Читаем Открытый город полностью

Некоторые гости пришли с маленькими детьми, и те со смехом бегали вокруг столов, пока взрослые разговаривали вполголоса и выражали соболезнования. Память меня подводит, но, кажется, мать почти всё время сидела в своей комнате в одиночестве, а гостей принимали в основном дед, бабушка, дядя и тетя. «Тебе тоже отведена определенная роль», – сказала мне тетя, и это значило, что я тоже должен оставаться в душной гостиной, изнывать в бубе и сокото, сшитых из колючей материи, и обходиться как можно учтивее с многочисленными стариками и старухами, уверявшими, что я их, конечно же, узнал, с многочисленными стариками и старухами, которые, пытаясь утешить сиротку, выдумывали какие-то узы между нами, едва ли подкрепленные фактами и после церемонии не возымевшие никакого неподдельного продолжения. От многих из них я снова и снова слышал сентенции, что я должен заботиться о матери, что теперь я – мужчина в доме, и эти фразы даже тогда показались мне банальными до нелепости.

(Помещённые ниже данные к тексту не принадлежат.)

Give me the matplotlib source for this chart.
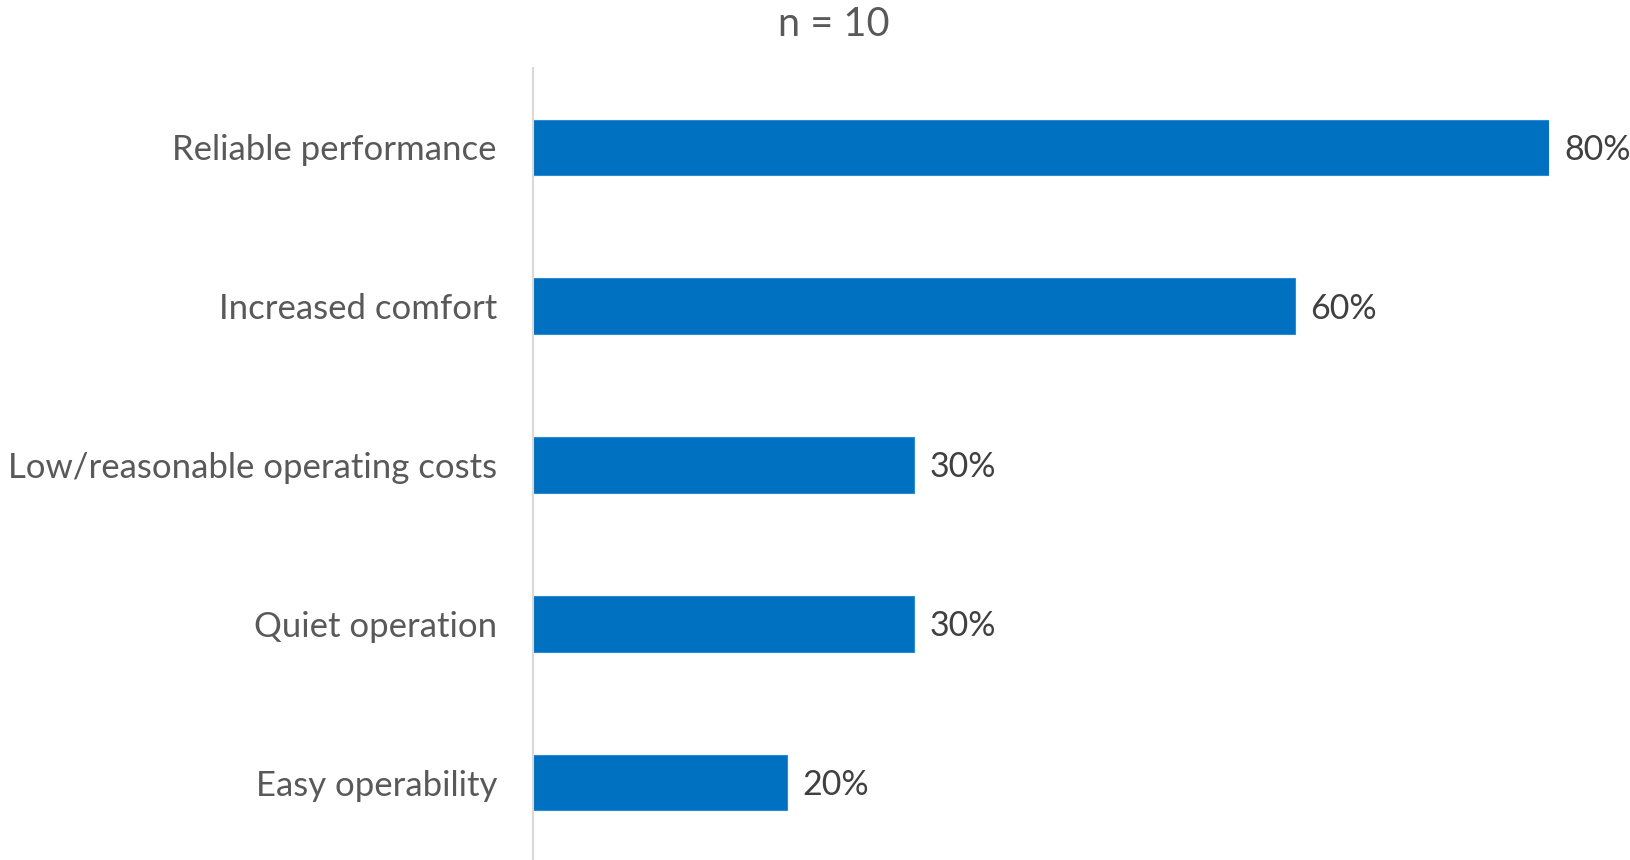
import matplotlib.pyplot as plt

categories = ["Reliable performance", "Increased comfort", "Low/reasonable operating costs",
              "Quiet operation", "Easy operability"]
shares = [0.80, 0.60, 0.30, 0.30, 0.20]
sample_label = "n = 10"

plt.rcParams['font.family'] = ['Lato', 'DejaVu Sans']

W, H = 1631, 860
fig = plt.figure(figsize=(W / 100, H / 100), dpi=100)
# axes box placed in pixel terms: spine at x=533, 80% bar ends at x=1549
ax = fig.add_axes([533 / W, -2 / H, 1016 / W, (860 - 68 + 2) / H])

y = list(range(len(categories)))
ax.barh(y, shares, height=0.35, color="#0070C0", edgecolor="#2E8AD0", linewidth=0.8)
ax.set_xlim(0, 0.8)
ax.set_ylim(len(categories) - 0.5, -0.5)

for yi, v in zip(y, shares):
    ax.text(v + 0.012, yi + 0.015, f"{v:.0%}", va="center", ha="left",
            fontsize=24.5, color="#404040")

ax.set_yticks(y)
ax.set_yticklabels(categories, fontsize=25, color="#595959")
ax.tick_params(axis="y", length=0, pad=26)
ax.set_xticks([])

for side in ("top", "right", "bottom"):
    ax.spines[side].set_visible(False)
ax.spines["left"].set_color("#D9D9D9")
ax.spines["left"].set_linewidth(1.5)

fig.text(834 / W, 1 - 25 / H, sample_label, ha="center", va="center",
         fontsize=28.5, color="#595959")

fig.savefig("out.png", dpi=100)
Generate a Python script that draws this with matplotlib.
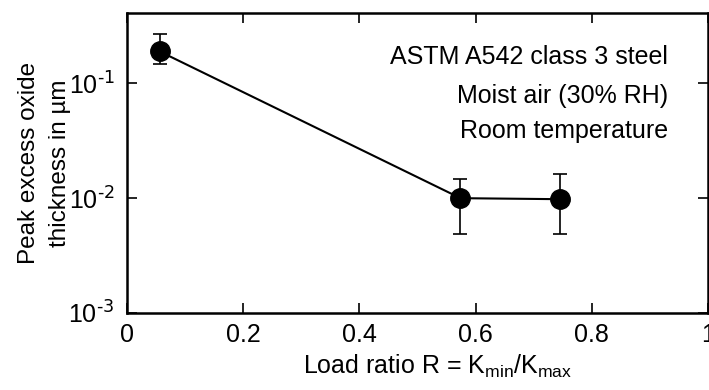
import matplotlib

matplotlib.use("Agg")
import matplotlib.pyplot as plt
import numpy as np

plt.rcParams["font.family"] = ["Liberation Sans", "DejaVu Sans"]
plt.rcParams["mathtext.default"] = "regular"

# Data
load_ratio = [0.056, 0.574, 0.745]
thickness = [0.19, 0.0100, 0.0098]
err_upper = [0.27, 0.0146, 0.0162]
err_lower = [0.148, 0.0049, 0.0049]

x_ticks = [0, 0.2, 0.4, 0.6, 0.8, 1]
x_tick_labels = ["0", "0.2", "0.4", "0.6", "0.8", "1"]
y_ticks = [1e-3, 1e-2, 1e-1]
y_tick_labels = ["10$^{\\text{-3}}$", "10$^{\\text{-2}}$", "10$^{\\text{-1}}$"]
notes = ["ASTM A542 class 3 steel", "Moist air (30% RH)", "Room temperature"]
note_y = [0.853, 0.723, 0.607]

fig = plt.figure(figsize=(7.09, 3.9), dpi=100)
ax = fig.add_axes([127 / 709, 1 - 313 / 390, (708 - 127) / 709, 300 / 390])

y = np.array(thickness)
yerr = np.vstack([y - np.array(err_lower), np.array(err_upper) - y])
ax.errorbar(load_ratio, thickness, yerr=yerr, fmt="-o", color="black",
            markersize=14, linewidth=1.5, elinewidth=1.2, capsize=5, capthick=1.2)

ax.set_yscale("log")
ax.set_xlim(0, 0.993)
ax.set_ylim(1e-3, 0.41)
ax.set_xticks(x_ticks)
ax.set_xticklabels(x_tick_labels)
ax.set_yticks(y_ticks)
ax.set_yticklabels(y_tick_labels)
ax.yaxis.set_minor_locator(matplotlib.ticker.NullLocator())
ax.tick_params(direction="in", length=7, width=1.2, top=True, right=True,
               labelsize=18)
ax.tick_params(axis="x", pad=7)
ax.tick_params(axis="y", pad=9)
for s in ax.spines.values():
    s.set_linewidth(1.8)

ax.set_xlabel("Load ratio R = K$_{min}$/K$_{max}$", fontsize=18)
ax.xaxis.set_label_coords(0.534, -0.133)
ax.set_ylabel("Peak excess oxide\nthickness in \u00b5m", fontsize=17.5,
              linespacing=1.5)
ax.yaxis.set_label_coords(-0.097, 0.5)

for t, yy in zip(notes, note_y):
    ax.text(0.931, yy, t, transform=ax.transAxes, ha="right",
            va="center", fontsize=18)

fig.savefig("out.png", dpi=100)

Дети – в тот день с ними почему-то не было никакого сладу – всё больше распускались, а когда, заигравшись в салочки, один ребенок, взмахнув рукой, случайно опрокинул на бетонный пол полное блюдо джолофа [65], еще трое малышей неудержимо захохотали. Никакое шиканье, никакие угрозы на них не действовали, и их смех, воспарив к потолку, журчал над скорбным сборищем, к немалому смущению их рассерженных родителей. Пару раз смех затихал, но затем кто-то из детей снова прыскал, а остальные трое, не в силах удержаться, подхватывали, и их резкий, волнообразный гогот затянулся надолго. Кому-то из слуг велели увести их на задворки, но и оттуда до нас еще минут пять, не меньше, доносилось их похохатывание – в них точно бесы вселились. Это происшествие заметно покоробило взрослых гостей, зато меня позабавило, и даже теперь, когда я думаю о событиях того дня, то все равно, хотя они подернуты горестной мглой, невольно благодарю ребятишек – а старшему из них не было и восьми, – за то, что в скоротечном приступе веселья они проветрили комнату, из которой чуть-чуть не высосали воздух погребальные обряды.


На момент похорон отца мне было четырнадцать – уже не ребенок. Воспоминания о том дне ненадежны, ведь это было публичное мероприятие, а значит, подчинялось интересам других людей. Но смерть отца публичной не была: кровать, на которой он лежал, всерьез называли «смертным ложем» (в ту минуту я поразился, ведь раньше мне казалось, что это чисто образное выражение). Но именно похороны я вспоминал больше, чем смерть. Только у открытой могилы меня накрыло это абсурдное ощущение завершенности, догадка, что он не выздоровеет, не вернется спустя несколько месяцев: ощущение, опустошившее меня. И, меж тем как я предавался возвышенным мыслям, приличествующим мальчику, который вот-вот станет мужчиной, меж тем я пестовал в себе стоицизм и решимость преодолеть горе, как подобает настоящему человеку, я заодно уступал и более ребяческим инстинктам: вот почему в мои воспоминания о том, что происходило у вырытой могилы, в фильм, крутившийся перед моим мысленным взором, пока над телом отца читали молитвы, просочились вурдалаки и зомби из «Триллера» Майкла Джексона.

Впоследствии именно дату похорон, а не смерти отца я отмечал как годовщину. Именно о первой из этих дат я почти всякий раз припоминал вовремя, и 9 мая текущего года в метро, в вагоне «единички», по пути на работу меня осенило, что он покоится в земле ровно восемнадцать лет. За истекший период я затейливо оформил воспоминание о том дне, объединив не с другими похоронами – с тех пор я присутствовал лишь на нескольких других, – а с изображениями похорон («Погребением графа Оргаса» Эль Греко, «Похоронами в Орнане» Курбе), и потому реальное событие, вобрав в себя детали этих картин, сделалось расплывчатым и недостоверным. Я не мог быть уверен в подлинном цвете земли, – была ли это, как мне вроде бы запомнилось, ярко-рыжая глина; сомневался, не позаимствовал ли я с картин Эль Греко или Курбе форму саккоса на священнике. Длинные печальные лица из моего воспоминания вполне могли быть круглыми печальными лицами. Иногда, в снах наяву, я воображал отца с монетами на глазах и чинного лодочника, который забирает эти деньги и разрешает ему переправиться на другой берег.